What the task asks:
Starting at the first line of the data, print each line verbatim up to and including the line bearing "WAY COLUMBUS OH'];", omitting pictures.

Recorded data:
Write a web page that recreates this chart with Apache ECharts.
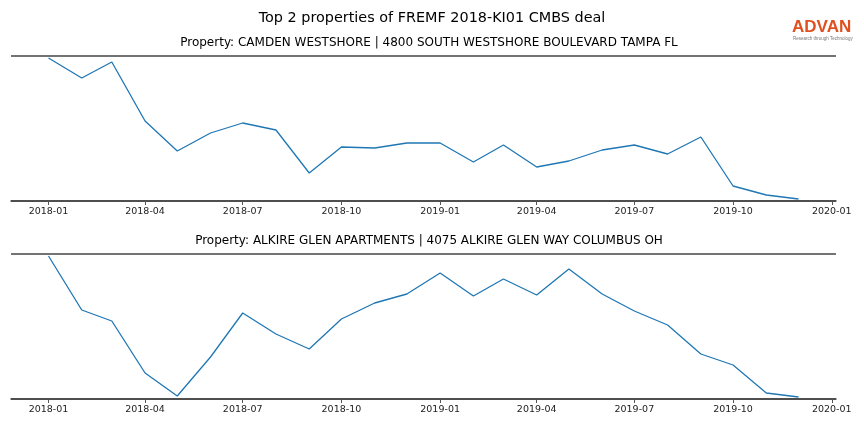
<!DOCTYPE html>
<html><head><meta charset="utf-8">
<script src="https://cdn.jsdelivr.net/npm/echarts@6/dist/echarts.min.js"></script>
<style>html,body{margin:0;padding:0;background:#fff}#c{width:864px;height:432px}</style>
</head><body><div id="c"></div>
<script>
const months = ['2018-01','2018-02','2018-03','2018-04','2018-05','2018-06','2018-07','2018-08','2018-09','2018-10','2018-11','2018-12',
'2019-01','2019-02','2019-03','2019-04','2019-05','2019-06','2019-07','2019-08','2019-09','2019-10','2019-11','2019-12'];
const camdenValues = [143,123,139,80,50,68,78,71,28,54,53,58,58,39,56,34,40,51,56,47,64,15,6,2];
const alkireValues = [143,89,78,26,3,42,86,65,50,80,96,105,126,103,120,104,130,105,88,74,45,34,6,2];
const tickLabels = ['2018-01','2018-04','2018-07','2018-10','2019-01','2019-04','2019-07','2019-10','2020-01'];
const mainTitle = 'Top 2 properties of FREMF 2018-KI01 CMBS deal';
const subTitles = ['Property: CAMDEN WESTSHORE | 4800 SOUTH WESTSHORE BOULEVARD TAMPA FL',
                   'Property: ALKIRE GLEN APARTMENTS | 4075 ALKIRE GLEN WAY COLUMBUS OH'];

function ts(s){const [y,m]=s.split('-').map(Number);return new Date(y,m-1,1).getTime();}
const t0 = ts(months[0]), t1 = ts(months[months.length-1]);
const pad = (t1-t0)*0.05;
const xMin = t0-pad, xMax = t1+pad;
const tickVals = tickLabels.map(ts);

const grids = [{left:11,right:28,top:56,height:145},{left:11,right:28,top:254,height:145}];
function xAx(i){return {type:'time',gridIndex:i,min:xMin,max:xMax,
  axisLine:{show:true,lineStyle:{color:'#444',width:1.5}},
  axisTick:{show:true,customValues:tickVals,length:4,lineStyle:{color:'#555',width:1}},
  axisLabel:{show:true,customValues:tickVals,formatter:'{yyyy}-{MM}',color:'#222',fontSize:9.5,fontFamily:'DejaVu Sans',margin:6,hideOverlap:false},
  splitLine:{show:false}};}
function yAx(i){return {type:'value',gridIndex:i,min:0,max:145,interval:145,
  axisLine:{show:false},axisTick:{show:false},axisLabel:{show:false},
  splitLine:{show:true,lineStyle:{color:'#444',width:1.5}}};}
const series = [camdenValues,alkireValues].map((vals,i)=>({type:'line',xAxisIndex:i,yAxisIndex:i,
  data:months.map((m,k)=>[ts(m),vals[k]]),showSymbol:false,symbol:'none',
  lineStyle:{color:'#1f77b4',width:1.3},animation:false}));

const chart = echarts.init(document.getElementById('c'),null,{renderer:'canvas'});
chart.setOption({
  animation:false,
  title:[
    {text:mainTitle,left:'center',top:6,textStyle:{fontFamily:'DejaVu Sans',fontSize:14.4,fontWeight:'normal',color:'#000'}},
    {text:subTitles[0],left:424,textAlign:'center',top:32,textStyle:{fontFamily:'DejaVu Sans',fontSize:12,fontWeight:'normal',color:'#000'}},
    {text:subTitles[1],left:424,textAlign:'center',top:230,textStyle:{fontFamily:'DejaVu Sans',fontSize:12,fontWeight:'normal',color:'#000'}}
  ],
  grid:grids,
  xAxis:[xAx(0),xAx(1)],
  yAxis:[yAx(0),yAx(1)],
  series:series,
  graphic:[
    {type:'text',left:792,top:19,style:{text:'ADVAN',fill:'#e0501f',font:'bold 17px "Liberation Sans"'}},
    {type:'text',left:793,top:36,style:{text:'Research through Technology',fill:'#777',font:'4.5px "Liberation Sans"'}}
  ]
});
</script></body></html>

Result for this exercise:
Write a web page that recreates this chart with Apache ECharts.
<!DOCTYPE html>
<html><head><meta charset="utf-8">
<script src="https://cdn.jsdelivr.net/npm/echarts@6/dist/echarts.min.js"></script>
<style>html,body{margin:0;padding:0;background:#fff}#c{width:864px;height:432px}</style>
</head><body><div id="c"></div>
<script>
const months = ['2018-01','2018-02','2018-03','2018-04','2018-05','2018-06','2018-07','2018-08','2018-09','2018-10','2018-11','2018-12',
'2019-01','2019-02','2019-03','2019-04','2019-05','2019-06','2019-07','2019-08','2019-09','2019-10','2019-11','2019-12'];
const camdenValues = [143,123,139,80,50,68,78,71,28,54,53,58,58,39,56,34,40,51,56,47,64,15,6,2];
const alkireValues = [143,89,78,26,3,42,86,65,50,80,96,105,126,103,120,104,130,105,88,74,45,34,6,2];
const tickLabels = ['2018-01','2018-04','2018-07','2018-10','2019-01','2019-04','2019-07','2019-10','2020-01'];
const mainTitle = 'Top 2 properties of FREMF 2018-KI01 CMBS deal';
const subTitles = ['Property: CAMDEN WESTSHORE | 4800 SOUTH WESTSHORE BOULEVARD TAMPA FL',
                   'Property: ALKIRE GLEN APARTMENTS | 4075 ALKIRE GLEN WAY COLUMBUS OH'];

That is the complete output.